Belderbos, R. A., & Heijltjes, M. G. (2005). The determinants of expatriate staffing by Japanese multinationals in Asia: Control, learning and vertical business groups. Journal of International Business Studies, 36(3), 341-354. ★☆☆ 【2011年10月26日】

 1995年にアジア9カ国に進出している日本の製造業の現地法人844社の海外駐在員(expatriate)を調べたもの。
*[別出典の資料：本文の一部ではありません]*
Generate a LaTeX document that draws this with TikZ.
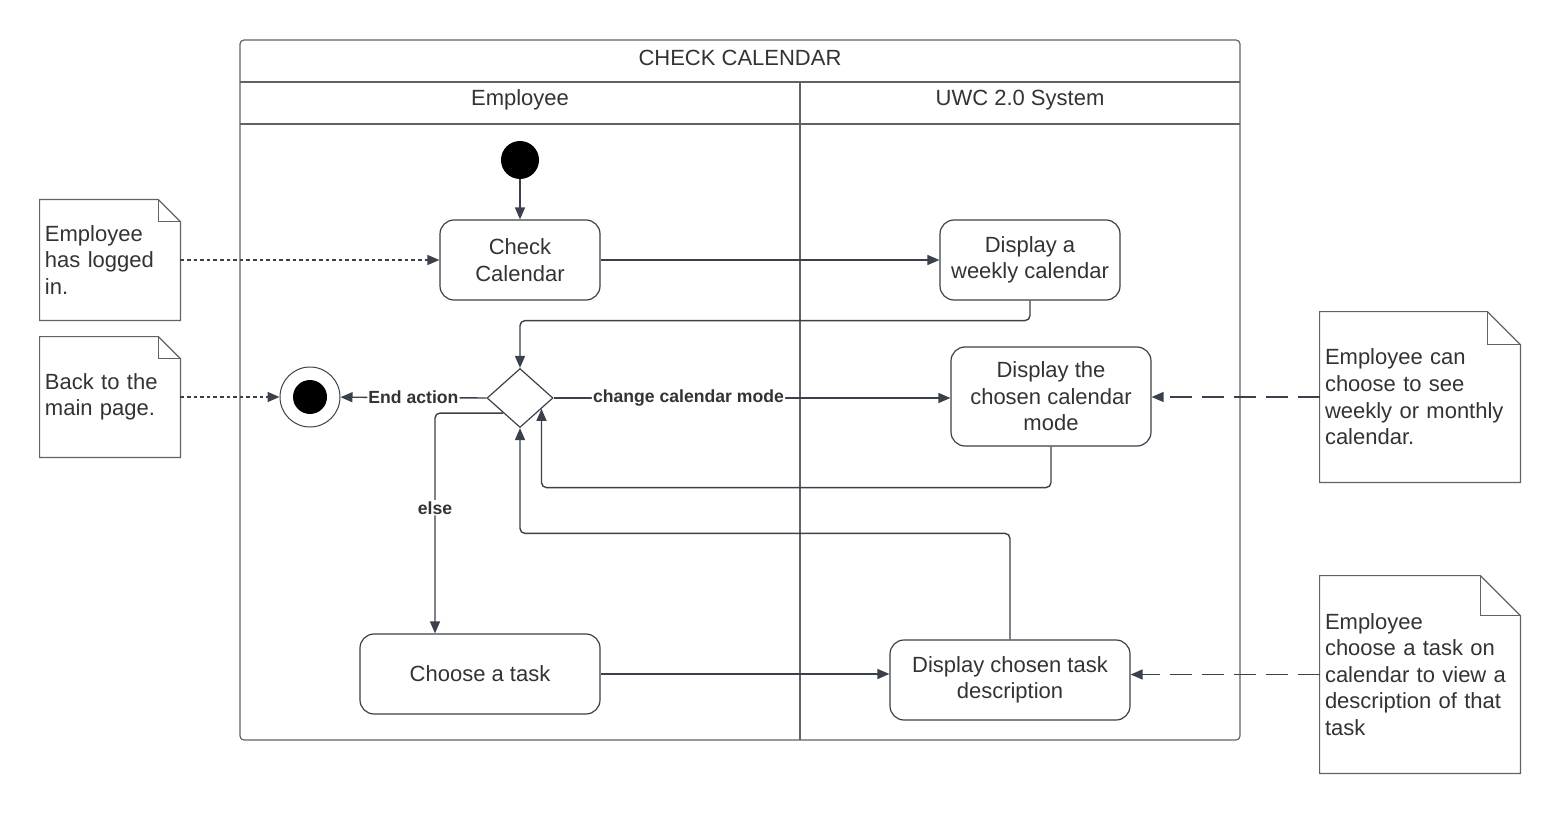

経営者を日本国民、より一般的には本国民(parent country nationals; PCN)がやっているのか現地国民(host country nationals; HCN)がやっているのかを調べ、それがどのような要因で決まるのかを分析するのが本来の目的だが、厳密にはありうる第三国民が経営者をやるケースをこの論文では確認できておらず(p.351 注12)、PCNかどうかだけを分析している。つまり、経営者がPCNなら1、PCNでないなら0の値を与え、それを被説明変数とするロジット分析を行っている。分析の結果(Table 2)は、素直に解釈すれば、親会社の持ち株比率と進出国の影響が大きいというもの。進出国に関しては、進出国ダミーを入れているのでベースライン(reference countryと呼んでいる)はタイなのだが、タイと比較すると、韓国、中国、台湾は日本人経営者が少ないという結果になっている。ただし、経営者(managing director)が具体的にどのポストを指しているのか分からず、なおかつ、中国、台湾の合弁企業では、総経理と董事長をPCN、HCNで分けるケースが多いことを考えると、データ・セットを作る段階での処理に問題があり、それが分析結果に影響した可能性を否定できない。